A recent study by the esteemed National Bureau of Economic Research (NBER) and reported by The Economist confirms that clean air is not simply a good choice for the environment, but provides a boost to the economy as well. This study adds to an enormous collection of evidence that clean air and economic development are not a trade-off, but go hand in hand.
In the paper titled: "Every breath you take—every dollar you'll make: the long-term consequences of the Clean Air Act of 1970," authors Isen, Rossin-Slater, and Walker found that cleaner air raised lifetime incomes for Americans. This happened because air pollution lowered lifetime incomes due to illnesses and health problems that caused many people to drop out of the workforce, and restoring this economic loss outweighed the costs associated with pollution controls. Given the known impact of air pollution on cardiovascular and lung health, it is only partly surprising to learn how harmful the economic losses from pollution really are.

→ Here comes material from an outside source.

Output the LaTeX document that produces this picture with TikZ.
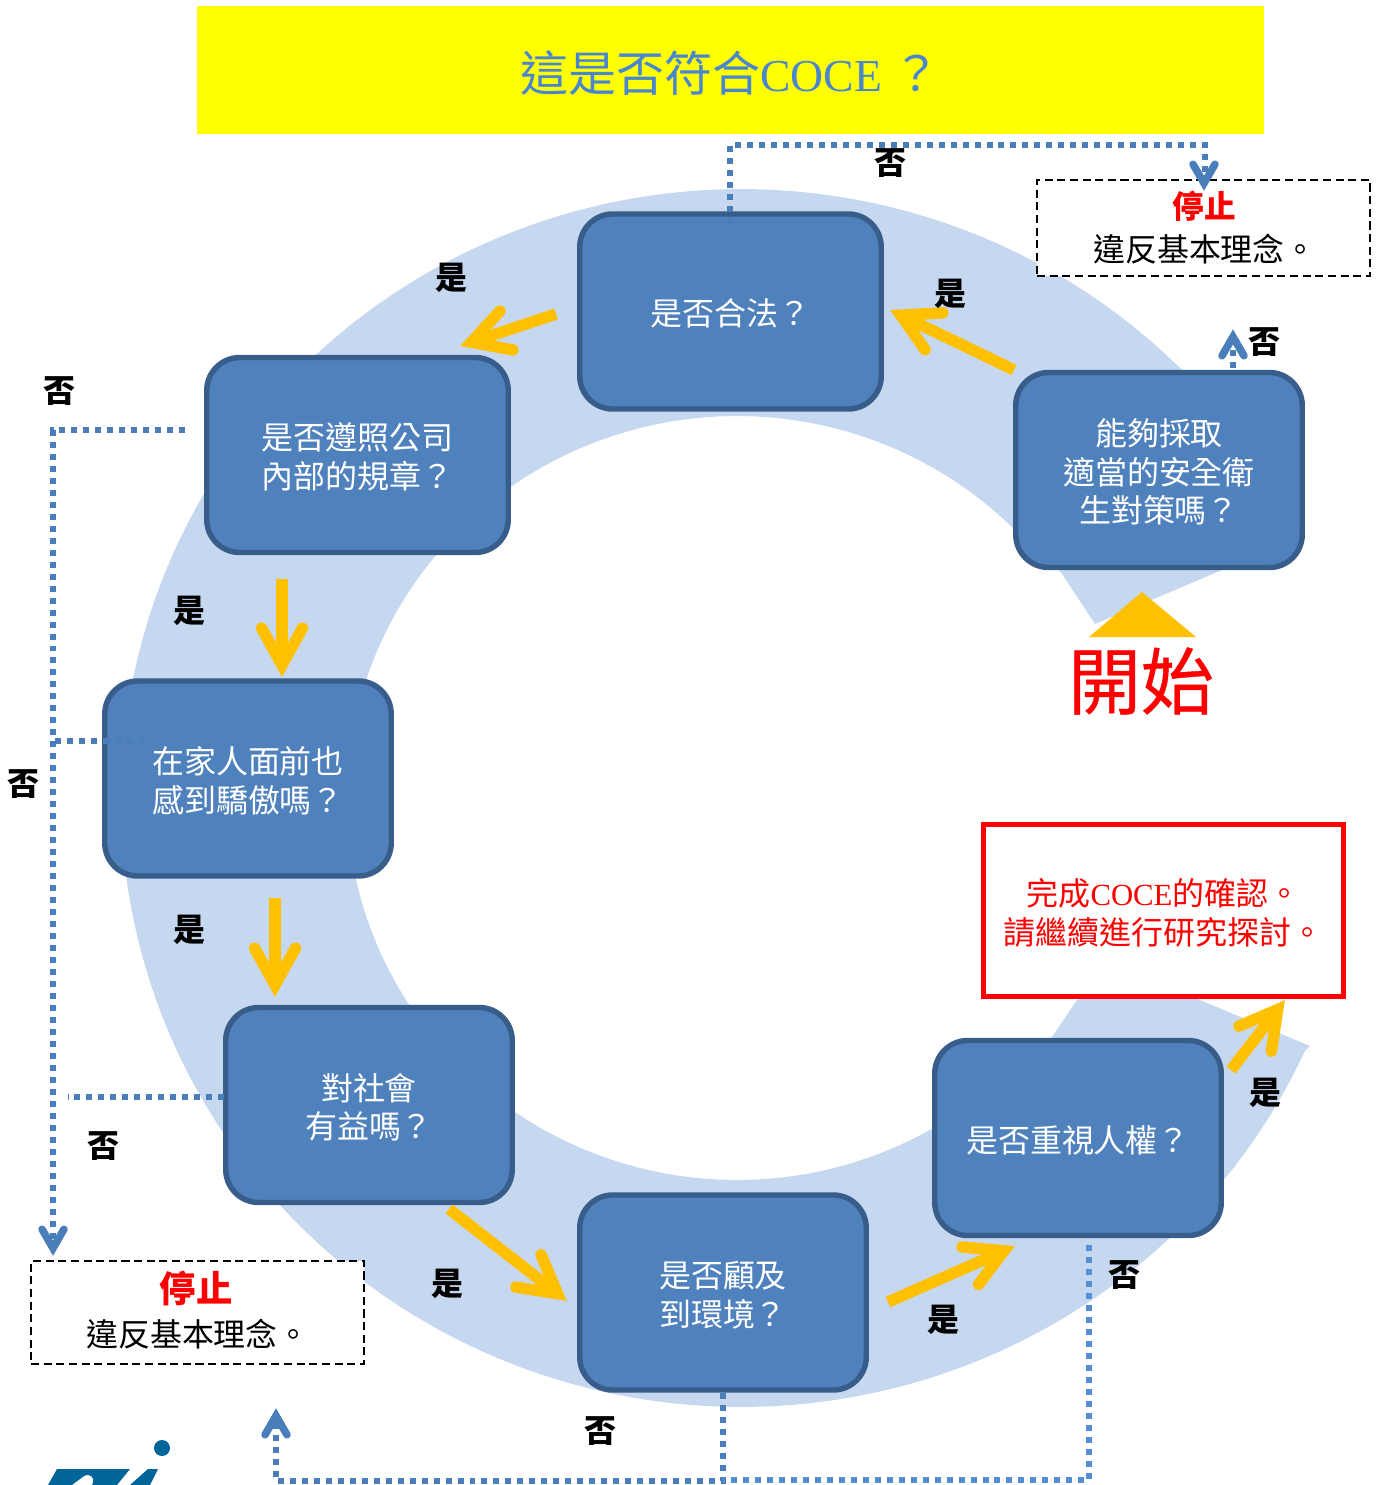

The case for wind power is even stronger. The immediate responses to the Clean Air Acts tended to focus on emissions-reducing retro-fits which reduced pollution from power plants and increased the short-term price of power, although we can see that it was more than repaid in the long run. Wind power, on the other hand, is a win-win from the start. Repeated studies from grid operators show that wind power reduces costs for consumers. Just in the past five years, cost studies from the PJM grid (a power grid ranging from Pennsylvania to Virginia to Ohio), Illinois, Europe as a whole, Massachusetts, New England, Kansas and Oklahoma, the Upper Midwest (MISO), the Southeast, and Texas have all confirmed that wind power saves money for ratepayers. In addition to reducing prices, wind power provides jobs, investment in local communities, and provides emissions-free energy that the NBER confirms also boosts the economy by eliminating long-term health problems.